* WRITTEN REQUEST: Give back the entire listing verbatim.
==================================================
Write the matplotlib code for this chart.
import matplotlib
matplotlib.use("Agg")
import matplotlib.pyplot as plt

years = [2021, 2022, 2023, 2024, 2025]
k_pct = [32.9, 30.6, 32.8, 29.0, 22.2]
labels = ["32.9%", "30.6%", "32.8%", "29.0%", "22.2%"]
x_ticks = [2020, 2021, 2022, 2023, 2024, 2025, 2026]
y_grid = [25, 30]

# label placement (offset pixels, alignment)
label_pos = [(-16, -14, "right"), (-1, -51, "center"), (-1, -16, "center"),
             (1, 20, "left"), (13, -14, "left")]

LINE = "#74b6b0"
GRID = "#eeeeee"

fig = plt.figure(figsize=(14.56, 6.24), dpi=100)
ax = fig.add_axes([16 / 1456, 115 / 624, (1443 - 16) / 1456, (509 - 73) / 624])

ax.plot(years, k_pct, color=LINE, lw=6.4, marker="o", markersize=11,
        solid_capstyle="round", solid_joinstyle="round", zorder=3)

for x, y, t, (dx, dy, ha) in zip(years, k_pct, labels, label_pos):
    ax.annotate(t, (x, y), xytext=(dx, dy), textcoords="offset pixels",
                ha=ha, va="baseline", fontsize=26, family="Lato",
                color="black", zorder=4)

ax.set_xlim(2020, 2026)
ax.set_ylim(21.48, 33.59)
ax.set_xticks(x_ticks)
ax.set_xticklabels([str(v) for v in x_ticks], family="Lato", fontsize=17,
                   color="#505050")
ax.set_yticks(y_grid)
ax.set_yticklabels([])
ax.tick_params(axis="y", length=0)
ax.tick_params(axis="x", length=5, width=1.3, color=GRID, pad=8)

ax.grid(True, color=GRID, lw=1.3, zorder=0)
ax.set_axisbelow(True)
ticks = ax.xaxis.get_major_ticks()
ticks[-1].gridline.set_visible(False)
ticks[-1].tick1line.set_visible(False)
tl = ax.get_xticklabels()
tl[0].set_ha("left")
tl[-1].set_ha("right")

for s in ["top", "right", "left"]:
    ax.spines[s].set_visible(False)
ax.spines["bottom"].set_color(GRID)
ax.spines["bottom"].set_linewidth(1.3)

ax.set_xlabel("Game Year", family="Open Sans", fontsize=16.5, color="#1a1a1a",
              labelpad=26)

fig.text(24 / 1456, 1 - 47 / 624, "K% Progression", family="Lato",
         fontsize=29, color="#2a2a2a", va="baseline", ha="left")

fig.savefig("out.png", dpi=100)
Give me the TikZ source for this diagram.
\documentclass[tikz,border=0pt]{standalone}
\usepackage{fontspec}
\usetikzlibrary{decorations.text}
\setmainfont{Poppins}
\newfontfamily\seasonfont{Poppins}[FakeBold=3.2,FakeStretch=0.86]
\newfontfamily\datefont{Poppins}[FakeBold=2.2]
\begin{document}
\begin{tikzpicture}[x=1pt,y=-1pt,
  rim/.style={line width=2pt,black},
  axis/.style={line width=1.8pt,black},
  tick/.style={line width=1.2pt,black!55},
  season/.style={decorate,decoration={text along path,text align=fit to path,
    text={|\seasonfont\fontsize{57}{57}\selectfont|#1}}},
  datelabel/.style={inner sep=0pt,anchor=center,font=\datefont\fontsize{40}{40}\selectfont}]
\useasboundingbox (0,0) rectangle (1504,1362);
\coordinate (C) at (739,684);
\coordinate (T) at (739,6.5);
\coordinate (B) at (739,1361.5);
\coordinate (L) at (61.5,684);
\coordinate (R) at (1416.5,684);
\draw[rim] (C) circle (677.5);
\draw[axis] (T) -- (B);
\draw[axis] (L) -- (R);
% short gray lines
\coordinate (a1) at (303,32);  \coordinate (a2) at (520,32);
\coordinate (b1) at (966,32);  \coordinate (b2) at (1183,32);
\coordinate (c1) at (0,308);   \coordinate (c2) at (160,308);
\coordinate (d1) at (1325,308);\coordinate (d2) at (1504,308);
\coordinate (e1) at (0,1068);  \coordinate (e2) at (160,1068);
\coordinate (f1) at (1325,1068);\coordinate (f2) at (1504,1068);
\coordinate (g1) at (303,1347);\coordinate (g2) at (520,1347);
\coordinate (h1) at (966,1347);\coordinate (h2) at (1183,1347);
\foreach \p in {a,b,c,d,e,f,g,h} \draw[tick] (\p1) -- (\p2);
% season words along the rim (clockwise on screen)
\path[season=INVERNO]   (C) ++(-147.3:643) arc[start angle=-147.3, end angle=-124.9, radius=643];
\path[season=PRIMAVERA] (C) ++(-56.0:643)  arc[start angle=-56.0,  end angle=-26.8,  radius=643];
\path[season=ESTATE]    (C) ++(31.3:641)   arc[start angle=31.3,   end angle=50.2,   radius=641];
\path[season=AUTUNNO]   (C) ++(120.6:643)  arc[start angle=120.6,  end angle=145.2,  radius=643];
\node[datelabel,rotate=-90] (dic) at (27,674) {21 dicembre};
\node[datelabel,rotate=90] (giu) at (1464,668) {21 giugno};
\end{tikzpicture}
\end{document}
==================================================
* PROBLEM SOLUTION:
Write the matplotlib code for this chart.
import matplotlib
matplotlib.use("Agg")
import matplotlib.pyplot as plt

years = [2021, 2022, 2023, 2024, 2025]
k_pct = [32.9, 30.6, 32.8, 29.0, 22.2]
labels = ["32.9%", "30.6%", "32.8%", "29.0%", "22.2%"]
x_ticks = [2020, 2021, 2022, 2023, 2024, 2025, 2026]
y_grid = [25, 30]

# label placement (offset pixels, alignment)
label_pos = [(-16, -14, "right"), (-1, -51, "center"), (-1, -16, "center"),
             (1, 20, "left"), (13, -14, "left")]

LINE = "#74b6b0"
GRID = "#eeeeee"

fig = plt.figure(figsize=(14.56, 6.24), dpi=100)
ax = fig.add_axes([16 / 1456, 115 / 624, (1443 - 16) / 1456, (509 - 73) / 624])

ax.plot(years, k_pct, color=LINE, lw=6.4, marker="o", markersize=11,
        solid_capstyle="round", solid_joinstyle="round", zorder=3)

for x, y, t, (dx, dy, ha) in zip(years, k_pct, labels, label_pos):
    ax.annotate(t, (x, y), xytext=(dx, dy), textcoords="offset pixels",
                ha=ha, va="baseline", fontsize=26, family="Lato",
                color="black", zorder=4)

ax.set_xlim(2020, 2026)
ax.set_ylim(21.48, 33.59)
ax.set_xticks(x_ticks)
ax.set_xticklabels([str(v) for v in x_ticks], family="Lato", fontsize=17,
                   color="#505050")
ax.set_yticks(y_grid)
ax.set_yticklabels([])
ax.tick_params(axis="y", length=0)
ax.tick_params(axis="x", length=5, width=1.3, color=GRID, pad=8)

ax.grid(True, color=GRID, lw=1.3, zorder=0)
ax.set_axisbelow(True)
ticks = ax.xaxis.get_major_ticks()
ticks[-1].gridline.set_visible(False)
ticks[-1].tick1line.set_visible(False)
tl = ax.get_xticklabels()
tl[0].set_ha("left")
tl[-1].set_ha("right")

for s in ["top", "right", "left"]:
    ax.spines[s].set_visible(False)
ax.spines["bottom"].set_color(GRID)
ax.spines["bottom"].set_linewidth(1.3)

ax.set_xlabel("Game Year", family="Open Sans", fontsize=16.5, color="#1a1a1a",
              labelpad=26)

fig.text(24 / 1456, 1 - 47 / 624, "K% Progression", family="Lato",
         fontsize=29, color="#2a2a2a", va="baseline", ha="left")

fig.savefig("out.png", dpi=100)
Give me the TikZ source for this diagram.
\documentclass[tikz,border=0pt]{standalone}
\usepackage{fontspec}
\usetikzlibrary{decorations.text}
\setmainfont{Poppins}
\newfontfamily\seasonfont{Poppins}[FakeBold=3.2,FakeStretch=0.86]
\newfontfamily\datefont{Poppins}[FakeBold=2.2]
\begin{document}
\begin{tikzpicture}[x=1pt,y=-1pt,
  rim/.style={line width=2pt,black},
  axis/.style={line width=1.8pt,black},
  tick/.style={line width=1.2pt,black!55},
  season/.style={decorate,decoration={text along path,text align=fit to path,
    text={|\seasonfont\fontsize{57}{57}\selectfont|#1}}},
  datelabel/.style={inner sep=0pt,anchor=center,font=\datefont\fontsize{40}{40}\selectfont}]
\useasboundingbox (0,0) rectangle (1504,1362);
\coordinate (C) at (739,684);
\coordinate (T) at (739,6.5);
\coordinate (B) at (739,1361.5);
\coordinate (L) at (61.5,684);
\coordinate (R) at (1416.5,684);
\draw[rim] (C) circle (677.5);
\draw[axis] (T) -- (B);
\draw[axis] (L) -- (R);
% short gray lines
\coordinate (a1) at (303,32);  \coordinate (a2) at (520,32);
\coordinate (b1) at (966,32);  \coordinate (b2) at (1183,32);
\coordinate (c1) at (0,308);   \coordinate (c2) at (160,308);
\coordinate (d1) at (1325,308);\coordinate (d2) at (1504,308);
\coordinate (e1) at (0,1068);  \coordinate (e2) at (160,1068);
\coordinate (f1) at (1325,1068);\coordinate (f2) at (1504,1068);
\coordinate (g1) at (303,1347);\coordinate (g2) at (520,1347);
\coordinate (h1) at (966,1347);\coordinate (h2) at (1183,1347);
\foreach \p in {a,b,c,d,e,f,g,h} \draw[tick] (\p1) -- (\p2);
% season words along the rim (clockwise on screen)
\path[season=INVERNO]   (C) ++(-147.3:643) arc[start angle=-147.3, end angle=-124.9, radius=643];
\path[season=PRIMAVERA] (C) ++(-56.0:643)  arc[start angle=-56.0,  end angle=-26.8,  radius=643];
\path[season=ESTATE]    (C) ++(31.3:641)   arc[start angle=31.3,   end angle=50.2,   radius=641];
\path[season=AUTUNNO]   (C) ++(120.6:643)  arc[start angle=120.6,  end angle=145.2,  radius=643];
\node[datelabel,rotate=-90] (dic) at (27,674) {21 dicembre};
\node[datelabel,rotate=90] (giu) at (1464,668) {21 giugno};
\end{tikzpicture}
\end{document}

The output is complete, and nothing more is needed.